После долгого странствия в полном одиночестве, он, наконец, попал в рай. — 10

 

The Sun burned down in a warm contrasting world of white and black, of white Sun against black sky and white rolling ground mottled with black shadow. The bright sweet smell of the Sun on every exposed square centimeter of metal contrasting with the creeping death-of-aroma on the other side.
He lifted his hand and stared at it, counting the fingers. Hot-hot-hot­­­--turning, putting each finger, one by one, into the shadow of the others and the hot slowly dying in a change in tactility that made him feel the clean, comfortable vacuum.
Yet not entirely vacuum.
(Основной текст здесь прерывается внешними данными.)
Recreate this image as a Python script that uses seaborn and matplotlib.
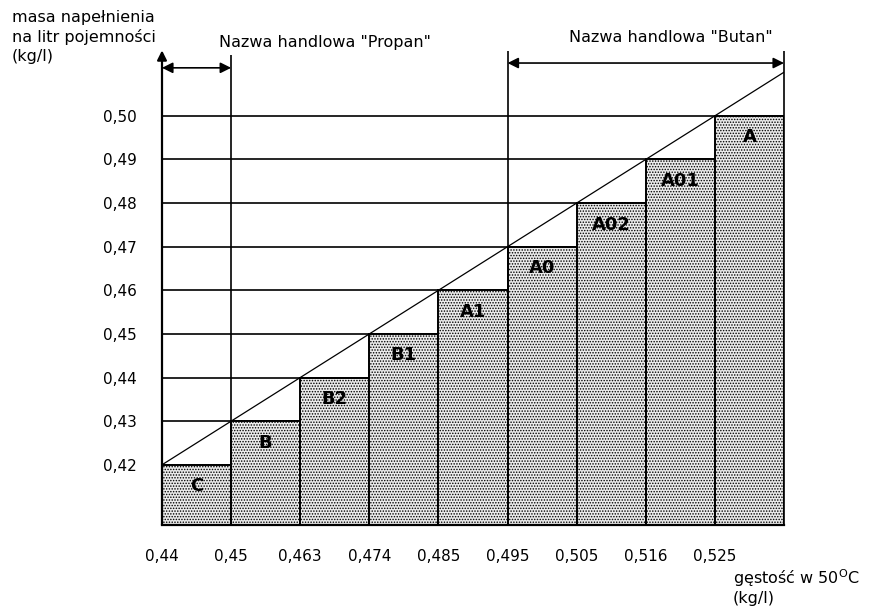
import matplotlib
matplotlib.use("Agg")
import matplotlib.pyplot as plt
import seaborn as sns
import numpy as np
import pandas as pd

# ---- data ----
classes = ["C", "B", "B2", "B1", "A1", "A0", "A02", "A01", "A"]
fill_mass = [0.42, 0.43, 0.44, 0.45, 0.46, 0.47, 0.48, 0.49, 0.50]
density_labels = ["0,44", "0,45", "0,463", "0,474", "0,485", "0,495", "0,505", "0,516", "0,525"]
y_ticks = [0.42, 0.43, 0.44, 0.45, 0.46, 0.47, 0.48, 0.49, 0.50]
y_tick_labels = ["0,42", "0,43", "0,44", "0,45", "0,46", "0,47", "0,48", "0,49", "0,50"]
line_end_mass = 0.51

sns.set_theme(style="white")
plt.rcParams["font.family"] = ["DejaVu Sans"]
plt.rcParams["text.color"] = "black"
plt.rcParams["xtick.color"] = "black"
plt.rcParams["ytick.color"] = "black"
plt.rcParams["hatch.color"] = "#222222"
plt.rcParams["hatch.linewidth"] = 0.7

df = pd.DataFrame({"klasa": classes, "masa": fill_mass})

fig = plt.figure(figsize=(8.79, 6.08), dpi=100)
ax = fig.add_axes([162 / 879, 83 / 608, 622 / 879, (525 - 48.2) / 608])

sns.barplot(data=df, x="klasa", y="masa", order=classes, width=1.0,
            color="#ebebeb", edgecolor="black", linewidth=1.4, ax=ax,
            zorder=1, saturation=1)
for p in ax.patches:
    p.set_hatch("......")

n = len(classes)
x0, x1 = -0.5, n - 0.5
ax.set_xlim(x0, x1)
ax.set_ylim(0.4062, 0.5155)

# horizontal reference lines (hidden behind bars)
ax.hlines(y_ticks, x0, x1, color="black", lw=1.2, zorder=0.8)

# diagonal line through the top-left corners
ax.plot([x0, x1], [fill_mass[0], line_end_mass], color="black", lw=0.9, zorder=3)

# vertical range lines
ax.vlines([0.5], 0.4062, 0.5140, color="black", lw=1.2, zorder=3, clip_on=False)
ax.vlines([4.5, 8.5], 0.4062, 0.5148, color="black", lw=1.2, zorder=3, clip_on=False)

# range arrows
arrow_kw = dict(arrowstyle="<|-|>", color="black", lw=1.2, mutation_scale=16,
                shrinkA=0, shrinkB=0)
ax.annotate("", xy=(0.5, 0.5110), xytext=(x0, 0.5110), arrowprops=arrow_kw,
            annotation_clip=False)
ax.annotate("", xy=(8.5, 0.5121), xytext=(4.5, 0.5121), arrowprops=arrow_kw,
            annotation_clip=False)

# y-axis with arrow
ax.annotate("", xy=(x0, 0.5150), xytext=(x0, 0.4062),
            arrowprops=dict(arrowstyle="-|>", color="black", lw=1.6,
                            mutation_scale=14, shrinkA=0, shrinkB=0),
            annotation_clip=False)

# bar labels
for i, (c, m) in enumerate(zip(classes, fill_mass)):
    ax.annotate(c, (i, m), xytext=(0, -9), textcoords="offset points",
                ha="center", va="top", fontsize=13, fontweight="bold",
                color="black", zorder=4)

# ticks
ax.set_xticks(np.arange(n) - 0.5)
ax.set_xticklabels(density_labels, fontsize=11)
ax.set_yticks(y_ticks)
ax.set_yticklabels(y_tick_labels, fontsize=11)
ax.tick_params(axis="x", length=0, pad=17, labelcolor="black")
ax.tick_params(axis="y", length=0, pad=18, labelcolor="black")
ax.set_xlabel("")
ax.set_ylabel("")

for s in ["top", "right", "left"]:
    ax.spines[s].set_visible(False)
ax.spines["bottom"].set_color("black")
ax.spines["bottom"].set_linewidth(1.6)

# texts
fig.text(12 / 879, 1 - 10 / 608, "masa napełnienia\nna litr pojemności\n(kg/l)",
         ha="left", va="top", fontsize=11.5, linespacing=1.3, color="black")
fig.text(325 / 879, 1 - 43 / 608, 'Nazwa handlowa "Propan"', ha="center", va="center",
         fontsize=11.5, color="black")
fig.text(671 / 879, 1 - 38 / 608, 'Nazwa handlowa "Butan"', ha="center", va="center",
         fontsize=11.5, color="black")
fig.text(733 / 879, 1 - 578 / 608, "gęstość w 50$^{\\mathrm{O}}$C", ha="left", va="center",
         fontsize=11.5, color="black")
fig.text(733 / 879, 1 - 598 / 608, "(kg/l)", ha="left", va="center", fontsize=11.5,
         color="black")

fig.savefig("out.png", dpi=100)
He straightened and lifted both arms over his head, stretching them out, and the sensitive spots on either wrist felt the vapors-— the thin, faint touch of tin and lead rolling through the cloy of mercury.
The thicker taste rose from his feet; the silicates of each variety, marked by the clear separate-and-together touch and tang of each metal ion. He moved one foot slowly through the crunchy, caked dust, and felt the changes like a soft, not quite random symphony.
And over all the Sun. He looked up at it, large and fat and bright and hot, and heard its joy. He watched the slow rise of prominences around its rim and listened to the crackling sound of each; and to the other happy noises over the broad face. When he dimmed the background light, the red of the rising wisps of hydrogen showed in bursts of mellow contralto, and the deep bass of the spots amid the muted whistling of the wispy, moving faculae, and the occasional thin keening of a flare, the ping-pong ticking of gamma rays and cosmic particles, and over all in every direction the soft, fainting, and ever-renewed sigh of the Sun's substance rising and retreating forever in a cosmic wind which reached out and bathed him in glory.
He jumped, and rose slowly in the air with a freedom he had never felt, and jumped again when he landed, and ran, and jumped, and ran again, with a body that responded perfectly to this glorious world, this paradise in which he found himself.
A stranger so long and so lost-— in paradise at last.